La felicidad de un hombre humilde.
Nos encanta comprar. Consumir alimenta nuestro ego y nos aporta
prestigio social. Y para conseguirlo estamos dispuestos a pactar con el
mismo diablo. Jornadas interminables, madrugones, hijos desatendidos…
nada pone freno a nuestro ansía de acumular objetos, casi siempre
innecesarios.
Somos lo que compramos. Antes que ciudadanos, somos consumidores y es precisamente
nuestra capacidad de consumo la que nos hace respetables a ojos de los
demás. Todo se compra y se vende.
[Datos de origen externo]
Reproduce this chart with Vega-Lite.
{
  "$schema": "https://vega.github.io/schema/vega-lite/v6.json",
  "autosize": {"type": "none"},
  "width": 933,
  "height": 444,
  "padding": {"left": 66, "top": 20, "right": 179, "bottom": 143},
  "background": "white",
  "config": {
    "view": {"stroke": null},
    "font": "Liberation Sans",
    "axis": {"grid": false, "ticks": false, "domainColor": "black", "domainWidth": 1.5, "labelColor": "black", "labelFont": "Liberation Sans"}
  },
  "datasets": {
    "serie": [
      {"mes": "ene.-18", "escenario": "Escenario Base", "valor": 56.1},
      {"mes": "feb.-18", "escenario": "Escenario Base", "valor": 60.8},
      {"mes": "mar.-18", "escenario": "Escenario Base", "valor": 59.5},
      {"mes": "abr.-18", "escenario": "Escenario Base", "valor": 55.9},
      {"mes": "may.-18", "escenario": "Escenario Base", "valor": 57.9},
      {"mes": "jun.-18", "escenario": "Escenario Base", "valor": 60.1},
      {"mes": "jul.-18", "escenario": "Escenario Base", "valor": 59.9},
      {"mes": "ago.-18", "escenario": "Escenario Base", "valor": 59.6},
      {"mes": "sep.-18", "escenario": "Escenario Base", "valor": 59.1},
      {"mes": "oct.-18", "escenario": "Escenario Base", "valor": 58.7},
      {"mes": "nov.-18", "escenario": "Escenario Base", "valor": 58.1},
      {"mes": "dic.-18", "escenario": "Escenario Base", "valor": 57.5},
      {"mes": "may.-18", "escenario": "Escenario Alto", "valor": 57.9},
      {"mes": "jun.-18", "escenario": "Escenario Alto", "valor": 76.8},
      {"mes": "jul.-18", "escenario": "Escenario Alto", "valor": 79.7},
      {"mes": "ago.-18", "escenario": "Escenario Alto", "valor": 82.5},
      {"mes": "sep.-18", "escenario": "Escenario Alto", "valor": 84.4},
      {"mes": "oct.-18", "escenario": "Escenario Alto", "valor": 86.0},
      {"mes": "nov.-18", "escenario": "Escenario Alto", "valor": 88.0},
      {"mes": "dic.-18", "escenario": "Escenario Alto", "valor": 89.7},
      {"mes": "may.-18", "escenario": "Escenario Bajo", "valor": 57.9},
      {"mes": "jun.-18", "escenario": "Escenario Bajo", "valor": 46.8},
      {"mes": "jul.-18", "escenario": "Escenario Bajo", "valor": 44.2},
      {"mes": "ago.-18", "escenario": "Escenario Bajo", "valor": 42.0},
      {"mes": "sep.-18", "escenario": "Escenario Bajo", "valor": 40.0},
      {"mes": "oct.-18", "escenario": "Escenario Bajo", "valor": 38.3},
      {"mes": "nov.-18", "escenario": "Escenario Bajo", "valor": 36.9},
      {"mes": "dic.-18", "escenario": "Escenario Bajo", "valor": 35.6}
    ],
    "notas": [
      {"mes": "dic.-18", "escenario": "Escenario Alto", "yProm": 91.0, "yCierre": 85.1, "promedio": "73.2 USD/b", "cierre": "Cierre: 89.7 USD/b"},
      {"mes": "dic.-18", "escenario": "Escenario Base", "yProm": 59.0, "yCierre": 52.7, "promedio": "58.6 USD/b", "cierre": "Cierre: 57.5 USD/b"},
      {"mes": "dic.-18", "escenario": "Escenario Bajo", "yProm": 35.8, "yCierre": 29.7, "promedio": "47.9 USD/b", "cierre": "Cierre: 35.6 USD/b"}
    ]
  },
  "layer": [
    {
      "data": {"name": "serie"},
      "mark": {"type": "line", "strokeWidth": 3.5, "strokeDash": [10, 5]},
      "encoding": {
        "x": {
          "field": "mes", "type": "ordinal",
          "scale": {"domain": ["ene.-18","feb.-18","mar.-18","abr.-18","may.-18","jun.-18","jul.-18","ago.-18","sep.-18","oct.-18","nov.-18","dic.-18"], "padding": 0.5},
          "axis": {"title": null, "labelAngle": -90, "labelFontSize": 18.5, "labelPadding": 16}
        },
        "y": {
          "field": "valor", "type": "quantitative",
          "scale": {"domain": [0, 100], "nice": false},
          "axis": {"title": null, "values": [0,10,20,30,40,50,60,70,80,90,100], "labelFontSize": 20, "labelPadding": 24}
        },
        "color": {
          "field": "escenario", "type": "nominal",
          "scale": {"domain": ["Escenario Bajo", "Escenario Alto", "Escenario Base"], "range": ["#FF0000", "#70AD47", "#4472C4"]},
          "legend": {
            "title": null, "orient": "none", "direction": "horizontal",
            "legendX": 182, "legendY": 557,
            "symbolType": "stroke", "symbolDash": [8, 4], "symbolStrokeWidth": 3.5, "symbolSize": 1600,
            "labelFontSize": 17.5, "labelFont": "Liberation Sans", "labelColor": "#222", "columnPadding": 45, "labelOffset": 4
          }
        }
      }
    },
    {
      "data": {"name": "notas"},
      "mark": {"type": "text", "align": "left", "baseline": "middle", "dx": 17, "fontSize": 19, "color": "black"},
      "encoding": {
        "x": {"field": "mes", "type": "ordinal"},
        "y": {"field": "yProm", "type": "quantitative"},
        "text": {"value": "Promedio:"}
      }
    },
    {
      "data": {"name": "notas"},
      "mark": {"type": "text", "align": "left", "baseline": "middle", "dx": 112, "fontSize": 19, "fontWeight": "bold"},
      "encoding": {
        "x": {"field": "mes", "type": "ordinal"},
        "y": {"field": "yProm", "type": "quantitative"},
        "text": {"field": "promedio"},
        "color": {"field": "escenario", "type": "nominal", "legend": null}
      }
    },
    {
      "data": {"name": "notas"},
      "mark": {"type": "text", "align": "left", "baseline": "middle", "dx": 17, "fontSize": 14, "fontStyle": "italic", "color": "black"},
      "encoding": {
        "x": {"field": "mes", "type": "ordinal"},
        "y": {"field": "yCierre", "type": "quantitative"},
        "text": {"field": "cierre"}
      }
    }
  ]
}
Pero la producción masiva y la
acumulación de deshechos están sacando a la luz problemas como el
agotamiento de las fuentes de energía, el deterioro del ecosistema, el
exceso de basura… además de hacer insalvables las desigualdades
sociales.
Incluso en los países más ricos, el ritmo que impone
el mercado es insostenible. Ni siquiera ellos se libran de contar con
grandes sectores de la población con dificultades para acceder a bienes
de primera necesidad, como la vivienda. Por eso, parece inevitable que
las posturas a favor de un consumo ético y responsable adquieran cada
vez más fuerza. Ya son muchos los ciudadanos que han adoptado
iniciativas personales en esta dirección. Algunos han decidido empezar
por controlar su propio gasto. De este modo, además de ahorrar, dejan de
estar sometidos a la dictadura de las grandes multinacionales.